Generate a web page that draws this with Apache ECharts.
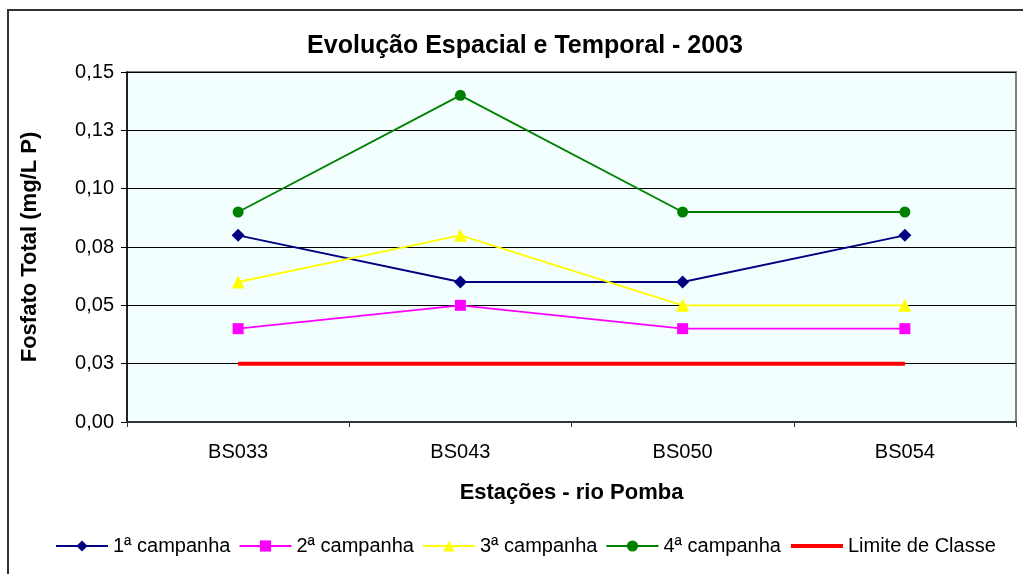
<!DOCTYPE html>
<html>
<head>
<meta charset="utf-8">
<script src="https://cdn.jsdelivr.net/npm/echarts@6/dist/echarts.min.js"></script>
<style>
  html, body { margin: 0; padding: 0; background: #ffffff; }
  #chart { width: 1023px; height: 574px; }
</style>
</head>
<body>
<div id="chart"></div>
<script>
// Stations along the rio Pomba
const stations = ['BS033', 'BS043', 'BS050', 'BS054'];

// Total phosphate (mg/L P) per sampling campaign
const campanha1 = [0.08, 0.06, 0.06, 0.08];
const campanha2 = [0.04, 0.05, 0.04, 0.04];
const campanha3 = [0.06, 0.08, 0.05, 0.05];
const campanha4 = [0.09, 0.14, 0.09, 0.09];
const limiteClasse = [0.025, 0.025, 0.025, 0.025];

// Y axis tick labels (step 0.025, shown with two decimals)
const yTickStep = 0.025;
const yTickLabels = ['0,00', '0,03', '0,05', '0,08', '0,10', '0,13', '0,15'];

const font = 'Arial, "Liberation Sans", sans-serif';

const chart = echarts.init(document.getElementById('chart'), null, { renderer: 'canvas' });

const lineSeries = (name, data, color, symbol, size) => ({
  name: name,
  type: 'line',
  data: data,
  symbol: symbol,
  symbolSize: size,
  showSymbol: true,
  lineStyle: { color: color, width: 1.8 },
  itemStyle: { color: color },
  emphasis: { disabled: true },
  animation: false,
  z: 3
});

chart.setOption({
  animation: false,
  backgroundColor: '#ffffff',
  textStyle: { fontFamily: font },
  graphic: [{
    type: 'rect',
    shape: { x: 8, y: 10, width: 1030, height: 580 },
    style: { fill: 'none', stroke: '#333333', lineWidth: 2 },
    silent: true,
    z: -10
  }],
  title: {
    text: 'Evolução Espacial e Temporal - 2003',
    left: 520,
    top: 29,
    textAlign: 'center',
    textStyle: { fontFamily: font, fontSize: 25, fontWeight: 'bold', color: '#000' }
  },
  grid: {
    left: 127, right: 7, top: 72, bottom: 152,
    show: true,
    backgroundColor: '#F3FFFF',
    borderColor: '#808080',
    borderWidth: 2
  },
  legend: {
    left: 50,
    top: 531,
    itemWidth: 52,
    itemHeight: 14,
    itemGap: 8,
    textStyle: { fontFamily: font, fontSize: 20, color: '#000' },
    data: [
      { name: '1ª campanha', lineStyle: { width: 2 } },
      { name: '2ª campanha', lineStyle: { width: 2 } },
      { name: '3ª campanha', lineStyle: { width: 2 } },
      { name: '4ª campanha', lineStyle: { width: 2 } },
      { name: 'Limite de Classe', itemStyle: { opacity: 0 }, lineStyle: { width: 4 } }
    ]
  },
  xAxis: {
    type: 'category',
    data: stations,
    boundaryGap: true,
    name: 'Estações - rio Pomba',
    nameLocation: 'middle',
    nameGap: 60,
    nameTextStyle: { fontFamily: font, fontSize: 22, fontWeight: 'bold', color: '#000' },
    axisLine: { lineStyle: { color: '#333', width: 2 } },
    axisTick: { show: true, inside: false, length: 5, lineStyle: { color: '#333' } },
    axisLabel: { fontFamily: font, fontSize: 20, color: '#000', margin: 20 },
    splitLine: { show: false }
  },
  yAxis: {
    type: 'value',
    min: 0,
    max: 0.15,
    interval: yTickStep,
    name: 'Fosfato Total (mg/L P)',
    nameLocation: 'middle',
    nameGap: 86,
    nameRotate: 90,
    nameTextStyle: { fontFamily: font, fontSize: 22, fontWeight: 'bold', color: '#000' },
    axisLine: { show: true, lineStyle: { color: '#000', width: 1.5 } },
    axisTick: { show: true, inside: false, length: 6, lineStyle: { color: '#000' } },
    axisLabel: {
      fontFamily: font, fontSize: 20, color: '#000', margin: 13,
      formatter: v => yTickLabels[Math.round(v / yTickStep)]
    },
    splitLine: { show: true, lineStyle: { color: '#000', width: 1.2 } }
  },
  series: [
    lineSeries('1ª campanha', campanha1, '#000080', 'diamond', 13),
    lineSeries('2ª campanha', campanha2, '#FF00FF', 'rect', 11),
    lineSeries('3ª campanha', campanha3, '#FFFF00', 'triangle', 13),
    lineSeries('4ª campanha', campanha4, '#008000', 'circle', 11),
    {
      name: 'Limite de Classe',
      type: 'line',
      data: limiteClasse,
      symbol: 'none',
      lineStyle: { color: '#FF0000', width: 4 },
      itemStyle: { color: '#FF0000' },
      emphasis: { disabled: true },
      animation: false,
      z: 2
    }
  ]
});
</script>
</body>
</html>
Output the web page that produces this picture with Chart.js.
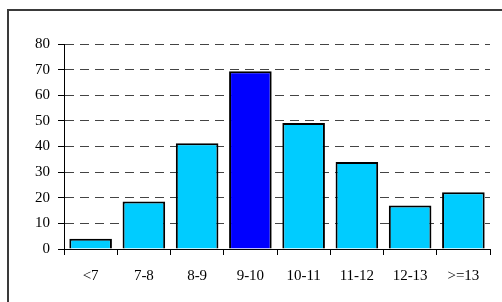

[EXERCISE DIRECTIONS]: Except for the pictures, copy every line of the records above exactly.

[SOLUTION FOR THIS EXERCISE]:
Generate a web page that draws this with Apache ECharts.
<!DOCTYPE html>
<html>
<head>
<meta charset="utf-8">
<script src="https://cdn.jsdelivr.net/npm/echarts@6/dist/echarts.min.js"></script>
<style>
  html, body { margin: 0; padding: 0; background: #ffffff; }
  #chart { width: 1023px; height: 574px; }
</style>
</head>
<body>
<div id="chart"></div>
<script>
// Stations along the rio Pomba
const stations = ['BS033', 'BS043', 'BS050', 'BS054'];

// Total phosphate (mg/L P) per sampling campaign
const campanha1 = [0.08, 0.06, 0.06, 0.08];
const campanha2 = [0.04, 0.05, 0.04, 0.04];
const campanha3 = [0.06, 0.08, 0.05, 0.05];
const campanha4 = [0.09, 0.14, 0.09, 0.09];
const limiteClasse = [0.025, 0.025, 0.025, 0.025];

// Y axis tick labels (step 0.025, shown with two decimals)
const yTickStep = 0.025;
const yTickLabels = ['0,00', '0,03', '0,05', '0,08', '0,10', '0,13', '0,15'];

const font = 'Arial, "Liberation Sans", sans-serif';

const chart = echarts.init(document.getElementById('chart'), null, { renderer: 'canvas' });

const lineSeries = (name, data, color, symbol, size) => ({
  name: name,
  type: 'line',
  data: data,
  symbol: symbol,
  symbolSize: size,
  showSymbol: true,
  lineStyle: { color: color, width: 1.8 },
  itemStyle: { color: color },
  emphasis: { disabled: true },
  animation: false,
  z: 3
});

chart.setOption({
  animation: false,
  backgroundColor: '#ffffff',
  textStyle: { fontFamily: font },
  graphic: [{
    type: 'rect',
    shape: { x: 8, y: 10, width: 1030, height: 580 },
    style: { fill: 'none', stroke: '#333333', lineWidth: 2 },
    silent: true,
    z: -10
  }],
  title: {
    text: 'Evolução Espacial e Temporal - 2003',
    left: 520,
    top: 29,
    textAlign: 'center',
    textStyle: { fontFamily: font, fontSize: 25, fontWeight: 'bold', color: '#000' }
  },
  grid: {
    left: 127, right: 7, top: 72, bottom: 152,
    show: true,
    backgroundColor: '#F3FFFF',
    borderColor: '#808080',
    borderWidth: 2
  },
  legend: {
    left: 50,
    top: 531,
    itemWidth: 52,
    itemHeight: 14,
    itemGap: 8,
    textStyle: { fontFamily: font, fontSize: 20, color: '#000' },
    data: [
      { name: '1ª campanha', lineStyle: { width: 2 } },
      { name: '2ª campanha', lineStyle: { width: 2 } },
      { name: '3ª campanha', lineStyle: { width: 2 } },
      { name: '4ª campanha', lineStyle: { width: 2 } },
      { name: 'Limite de Classe', itemStyle: { opacity: 0 }, lineStyle: { width: 4 } }
    ]
  },
  xAxis: {
    type: 'category',
    data: stations,
    boundaryGap: true,
    name: 'Estações - rio Pomba',
    nameLocation: 'middle',
    nameGap: 60,
    nameTextStyle: { fontFamily: font, fontSize: 22, fontWeight: 'bold', color: '#000' },
    axisLine: { lineStyle: { color: '#333', width: 2 } },
    axisTick: { show: true, inside: false, length: 5, lineStyle: { color: '#333' } },
    axisLabel: { fontFamily: font, fontSize: 20, color: '#000', margin: 20 },
    splitLine: { show: false }
  },
  yAxis: {
    type: 'value',
    min: 0,
    max: 0.15,
    interval: yTickStep,
    name: 'Fosfato Total (mg/L P)',
    nameLocation: 'middle',
    nameGap: 86,
    nameRotate: 90,
    nameTextStyle: { fontFamily: font, fontSize: 22, fontWeight: 'bold', color: '#000' },
    axisLine: { show: true, lineStyle: { color: '#000', width: 1.5 } },
    axisTick: { show: true, inside: false, length: 6, lineStyle: { color: '#000' } },
    axisLabel: {
      fontFamily: font, fontSize: 20, color: '#000', margin: 13,
      formatter: v => yTickLabels[Math.round(v / yTickStep)]
    },
    splitLine: { show: true, lineStyle: { color: '#000', width: 1.2 } }
  },
  series: [
    lineSeries('1ª campanha', campanha1, '#000080', 'diamond', 13),
    lineSeries('2ª campanha', campanha2, '#FF00FF', 'rect', 11),
    lineSeries('3ª campanha', campanha3, '#FFFF00', 'triangle', 13),
    lineSeries('4ª campanha', campanha4, '#008000', 'circle', 11),
    {
      name: 'Limite de Classe',
      type: 'line',
      data: limiteClasse,
      symbol: 'none',
      lineStyle: { color: '#FF0000', width: 4 },
      itemStyle: { color: '#FF0000' },
      emphasis: { disabled: true },
      animation: false,
      z: 2
    }
  ]
});
</script>
</body>
</html>
Output the web page that produces this picture with Chart.js.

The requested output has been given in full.